Understanding latency

Latency is the time it takes for a packet of data to travel from source to a destination. In terms of performance optimization, it's important to optimize to reduce causes of latency and to test site performance emulating high latency to optimize for users with lousy connections. This article explains what latency is, how it impacts performance, how to measure latency, and how to reduce it.

What is Latency?

Latency is generally considered to be the amount of time it takes from when a request is made by the user to the time it takes for the response to get back to that user. On a first request, for the first 14Kb bytes, latency is longer because it includes a DNS lookup, a TCP handshake, the secure TLS negotiation. Subsequent requests will have less latency because the connection to the server is already set.

Latency describes the amount of delay on a network or Internet connection. Low latency implies that there are no or almost no delays. High latency implies that there are many delays. One of the main aims of improving performance is to reduce latency.

The latency associated with a single asset, especially a basic HTML page, may seem trivial. But websites generally involve multiple requests: the HTML includes requests for multiple CSS, scripts, and media files. The greater the number and size of these requests, the greater the impact of high latency on user experience.

On a connection with low latency, requested resources will appear almost immediately. On a connection with high latency, there will be a discernible delay between the time that a request is sent, and the resources are returned. We can determine the amount of latency by measuring the speed with which the data moves from one network location to another.

Latency can be measured one way, for example, the amount of time it takes to send a request for resources, or the length of the entire round-trip from the browser's request for a resource to the moment when the requested resource arrives at the browser.

Network throttling

To emulate the latency of a low bandwidth network, you can use developer tools and switch to a lower end network connection.

Emulate latency by emulating throttling

In the developer tools, under the network table, you can switch the throttling option to 2G, 3G, etc. Different browser developer tools have different preset options, the characteristics emulated include download speed, upload speed, and minimum latency, or the minimum amount of time it takes to send a packet of data. The approximate values of some presets include:

Selection	Download speed	Upload speed	Minimum latency (ms)
GPRS	50 kbps	20 kbps	500
Regular 2G	250 kbps	50 kbps	300
Good 2G	450 kbps	150 kbps	150
Regular 3G	750 kbps	250 kbps	100
Good 3G	1.5 Mbps	750 kbps	40
Regular 4G/LTE	4 Mbps	3 Mbps	20
DSL	2 Mbps	1 Mbps	5
Wi-Fi	30 Mbps	15 Mbps	2

Network Timings

Also, on the network tab, you can see how long each request took to complete. We can look at how long a 267.5Kb SVG image asset took to download.

The time it took for a large SVG asset to load.

When a request is in a queue, waiting for a network connection it is considered blocked. Blocking happens when there are too many simultaneous connections made to a single server over HTTP. If all connections are in use, the browser can't download more resources until a connection is released, meaning those requests and resources are blocked.

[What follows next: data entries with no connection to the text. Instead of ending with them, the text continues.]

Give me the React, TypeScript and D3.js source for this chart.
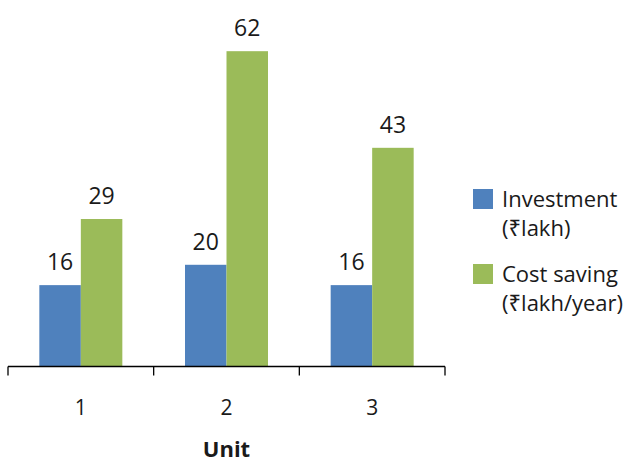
import React from "react";
import * as d3 from "d3";

const categories = ["1", "2", "3"];
const seriesNames = ["Investment", "Cost saving"];
const legendLines = [["Investment", "(₹lakh)"], ["Cost saving", "(₹lakh/year)"]];
const investment = [16, 20, 16];
const costSaving = [29, 62, 43];
const colors = ["#4F81BD", "#9BBB59"];
const axisTitle = "Unit";

export default function App() {
  const width = 637;
  const height = 464;
  const font = "'Open Sans', 'Noto Sans', sans-serif";
  const x = d3.scaleBand<string>().domain(categories).range([8, 445]).paddingInner(0).paddingOuter(0);
  const inner = d3.scaleBand<string>().domain(seriesNames).range([0, x.bandwidth()]).paddingInner(0).paddingOuter(0.755);
  const y = d3.scaleLinear().domain([0, 70]).range([366.5, 10.5]);
  const seriesData = [investment, costSaving];
  const ticks = [...categories.map((c) => x(c)!), x.range()[1]];

  return (
    <svg width={width} height={height} style={{ position: "absolute", left: 0, top: 0 }} fontFamily={font}>
      {seriesData.map((vals, si) =>
        vals.map((v, i) => {
          const bx = x(categories[i])! + inner(seriesNames[si])!;
          return (
            <g key={`${si}-${i}`}>
              <rect x={bx} y={y(v)} width={inner.bandwidth()} height={y(0) - y(v)} fill={colors[si]} />
              <text x={bx + inner.bandwidth() / 2} y={y(v) - 15} textAnchor="middle" fontSize={23} fill="#1a1a1a">
                {v}
              </text>
            </g>
          );
        })
      )}
      <line x1={x.range()[0]} x2={x.range()[1]} y1={y(0)} y2={y(0)} stroke="#000" strokeWidth={1.3} />
      {ticks.map((t, i) => (
        <line key={i} x1={t} x2={t} y1={y(0)} y2={y(0) + 9} stroke="#000" strokeWidth={1.3} />
      ))}
      {categories.map((c) => (
        <text key={c} x={x(c)! + x.bandwidth() / 2} y={415} textAnchor="middle" fontSize={21} fill="#1a1a1a">
          {c}
        </text>
      ))}
      <text x={x(categories[1])! + x.bandwidth() / 2} y={457} textAnchor="middle" fontSize={22} fontWeight="bold" fill="#1a1a1a">
        {axisTitle}
      </text>
      {legendLines.map((lines, i) => (
        <g key={i} transform={`translate(0, ${i * 75})`}>
          <rect x={473} y={189} width={20} height={20} fill={colors[i]} />
          {lines.map((ln, j) => (
            <text key={j} x={502} y={207 + j * 29} fontSize={22} fill="#1a1a1a">
              {ln}
            </text>
          ))}
        </g>
      ))}
    </svg>
  );
}
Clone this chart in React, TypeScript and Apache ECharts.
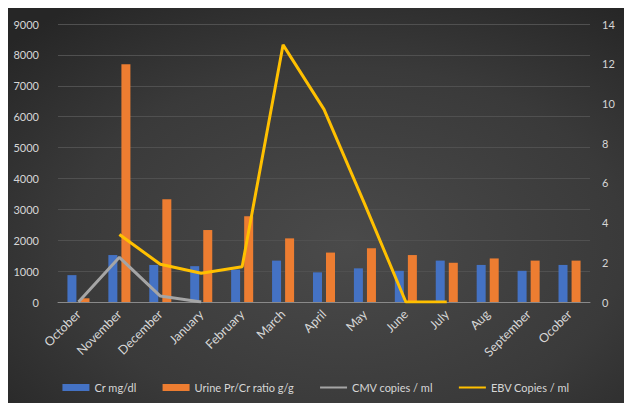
import React, { useEffect, useRef } from "react";
import * as echarts from "echarts";

const categories = ["October", "November", "December", "January", "February", "March", "April", "May", "June", "July", "Aug", "September", "Ocober"];
const crValues = [870, 1520, 1200, 1160, 1050, 1340, 960, 1090, 1010, 1340, 1200, 1010, 1200];
const urineValues = [120, 7700, 3330, 2330, 2780, 2060, 1600, 1740, 1520, 1270, 1410, 1340, 1340];
const cmvValues: (number | null)[] = [0, 2.25, 0.3, 0, null, null, null, null, null, null, null, null, null];
const ebvValues: (number | null)[] = [null, 3.4, 1.9, 1.45, 1.78, 12.95, 9.7, 4.9, 0, 0, null, null, null];

const FONT = "Lato, 'Open Sans', sans-serif";
const TXT = "#d6d6d6";
const LINE_ICON = "path://M0,0 L0.01,0 M0,2.2 L33,2.2 L33,4.8 L0,4.8 Z M33,7 L32.99,7";

export default function App() {
  const ref = useRef<HTMLDivElement>(null);
  useEffect(() => {
    if (!ref.current) return;
    const chart = echarts.init(ref.current, null, { renderer: "svg" });
    chart.setOption({
      animation: false,
      backgroundColor: {
        type: "radial",
        x: 0.55,
        y: 0.6,
        r: 0.75,
        colorStops: [
          { offset: 0, color: "#4a4a4a" },
          { offset: 0.6, color: "#3a3a3a" },
          { offset: 1, color: "#262626" },
        ],
      },
      textStyle: { fontFamily: FONT },
      grid: { left: 50, right: 34, top: 16, bottom: 101 },
      legend: {
        bottom: 5,
        left: "center",
        itemWidth: 27,
        itemHeight: 7,
        itemGap: 26,
        textStyle: { color: TXT, fontSize: 11, fontFamily: FONT },
        data: [
          { name: "Cr mg/dl", icon: "rect" },
          { name: "Urine Pr/Cr ratio g/g", icon: "rect" },
          { name: "CMV copies / ml", icon: LINE_ICON },
          { name: "EBV Copies / ml", icon: LINE_ICON },
        ],
      },
      xAxis: {
        type: "category",
        data: categories,
        axisLine: { lineStyle: { color: "#8a8a8a", width: 1 } },
        axisTick: { show: false },
        axisLabel: { rotate: 45, color: TXT, fontSize: 12.5, margin: 10, interval: 0, fontFamily: FONT },
      },
      yAxis: [
        {
          type: "value",
          min: 0,
          max: 9000,
          interval: 1000,
          axisLine: { show: false },
          axisTick: { show: false },
          axisLabel: { color: TXT, fontSize: 11, margin: 19, fontFamily: FONT, formatter: (v: number) => String(v) },
          splitLine: { lineStyle: { color: "#505050", width: 1 } },
        },
        {
          type: "value",
          min: 0,
          max: 14,
          interval: 2,
          axisLine: { show: false },
          axisTick: { show: false },
          axisLabel: { color: TXT, fontSize: 11, margin: 12, fontFamily: FONT },
          splitLine: { show: false },
        },
      ],
      series: [
        {
          name: "Cr mg/dl",
          type: "bar",
          data: crValues,
          barWidth: 9,
          barGap: "45%",
          itemStyle: { color: "#4472c4" },
        },
        {
          name: "Urine Pr/Cr ratio g/g",
          type: "bar",
          data: urineValues,
          barWidth: 9,
          barGap: "45%",
          itemStyle: { color: "#ed7d31" },
        },
        {
          name: "CMV copies / ml",
          type: "line",
          yAxisIndex: 1,
          data: cmvValues,
          symbol: "none",
          lineStyle: { color: "#a5a5a5", width: 3 },
          itemStyle: { color: "#a5a5a5" },
        },
        {
          name: "EBV Copies / ml",
          type: "line",
          yAxisIndex: 1,
          data: ebvValues,
          symbol: "none",
          lineStyle: { color: "#ffc000", width: 3 },
          itemStyle: { color: "#ffc000" },
        },
      ],
    });
    return () => chart.dispose();
  }, []);
  return (
    <div
      ref={ref}
      style={{ position: "absolute", left: 8, top: 8, width: 616, height: 395 }}
    />
  );
}
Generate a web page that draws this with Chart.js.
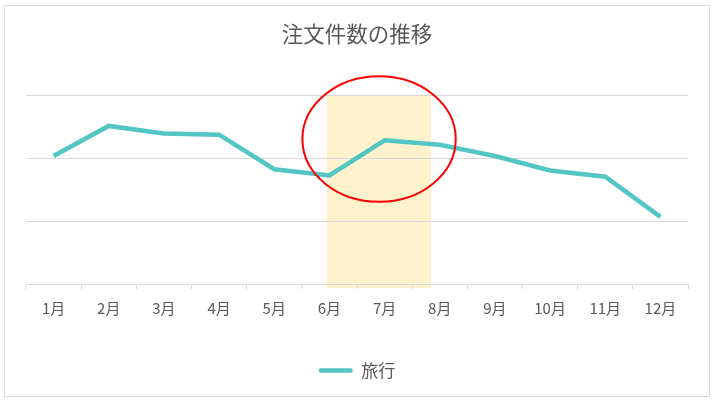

DNS resolution is the time it took to do the DNS lookup. The greater the number of hostnames, the more DNS lookups need to be done.

Connecting is the time it takes for a TCP handshake to complete. Like DNS, the greater the number of server connections needed, the more time is spent creating server connections.

The TLS handshake is how long it took to set up a secure connection. While a TLS handshake does take longer to connect than an insecure connection, the additional time needed for a secure connection is worth it.

Sending is the time taken to send the HTTP request to the server.

Waiting is disk latency, the time it took for the server to complete its response. Disk latency used to be the main area of performance concern. However, server performance has improved as computer memory, or CPU, has improved. Depending on the complexity of what is needed from the server, this can still be an issue.

Receiving is the time it takes to download the asset. The receiving time is determined by a combination of the network capacity and the asset file size. If the image been cached, this would have been nearly instantaneous. Had we throttled, receiving could have been 43 seconds!

Measuring latency

Network latency is the time it takes for a data request to get from the computer making the request, to the computer responding. Including the time it takes for a byte of data to make it from the responding computer back to the requesting computer. It is generally measured as a round trip delay.

Disk latency is the time it takes from the moment a computer, usually a server, receives a request, to the time the computer returns the response.